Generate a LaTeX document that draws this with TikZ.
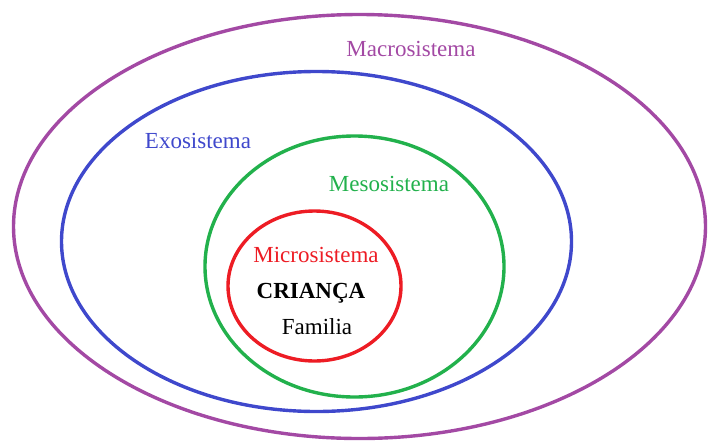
\documentclass[tikz,border=0pt]{standalone}
\usepackage{fontspec}
\setmainfont{Liberation Serif}
\definecolor{macroC}{RGB}{163,73,164}
\definecolor{exoC}{RGB}{63,72,204}
\definecolor{mesoC}{RGB}{34,177,76}
\definecolor{microC}{RGB}{237,28,36}
\begin{document}
\begin{tikzpicture}[x=1pt,y=-1pt,
  ring/.style={line width=3.4pt},
  lbl/.style={font=\fontsize{23}{26}\selectfont, inner sep=0pt, anchor=base}]
\useasboundingbox (0,0) rectangle (708,442);
\draw[ring, macroC] (359.5,226.5) ellipse [x radius=346pt, y radius=212pt];
\draw[ring, exoC] (316.5,241.5) ellipse [x radius=255pt, y radius=170pt];
\draw[ring, mesoC] (354.5,266.5) ellipse [x radius=149.5pt, y radius=130.5pt];
\draw[ring, microC] (314.5,286) ellipse [x radius=86.5pt, y radius=75pt];
\node[lbl, text=macroC] (macro) at (411,56) {Macrosistema};
\node[lbl, text=exoC] (exo) at (198,148) {Exosistema};
\node[lbl, text=mesoC] (meso) at (389,191) {Mesosistema};
\node[lbl, text=microC] (micro) at (316,262) {Microsistema};
\node[lbl, font=\fontsize{23}{26}\selectfont\bfseries] (crianca) at (311,298) {CRIANÇA};
\node[lbl] (familia) at (317,334) {Familia};
\end{tikzpicture}
\end{document}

────────────────────────────────────────

> **Instructions for the task**
Working from the material above, transcribe it exactly while omitting pictures.

> **Answer for this exercise**
Generate a LaTeX document that draws this with TikZ.
\documentclass[tikz,border=0pt]{standalone}
\usepackage{fontspec}
\setmainfont{Liberation Serif}
\definecolor{macroC}{RGB}{163,73,164}
\definecolor{exoC}{RGB}{63,72,204}
\definecolor{mesoC}{RGB}{34,177,76}
\definecolor{microC}{RGB}{237,28,36}
\begin{document}
\begin{tikzpicture}[x=1pt,y=-1pt,
  ring/.style={line width=3.4pt},
  lbl/.style={font=\fontsize{23}{26}\selectfont, inner sep=0pt, anchor=base}]
\useasboundingbox (0,0) rectangle (708,442);
\draw[ring, macroC] (359.5,226.5) ellipse [x radius=346pt, y radius=212pt];
\draw[ring, exoC] (316.5,241.5) ellipse [x radius=255pt, y radius=170pt];
\draw[ring, mesoC] (354.5,266.5) ellipse [x radius=149.5pt, y radius=130.5pt];
\draw[ring, microC] (314.5,286) ellipse [x radius=86.5pt, y radius=75pt];
\node[lbl, text=macroC] (macro) at (411,56) {Macrosistema};
\node[lbl, text=exoC] (exo) at (198,148) {Exosistema};
\node[lbl, text=mesoC] (meso) at (389,191) {Mesosistema};
\node[lbl, text=microC] (micro) at (316,262) {Microsistema};
\node[lbl, font=\fontsize{23}{26}\selectfont\bfseries] (crianca) at (311,298) {CRIANÇA};
\node[lbl] (familia) at (317,334) {Familia};
\end{tikzpicture}
\end{document}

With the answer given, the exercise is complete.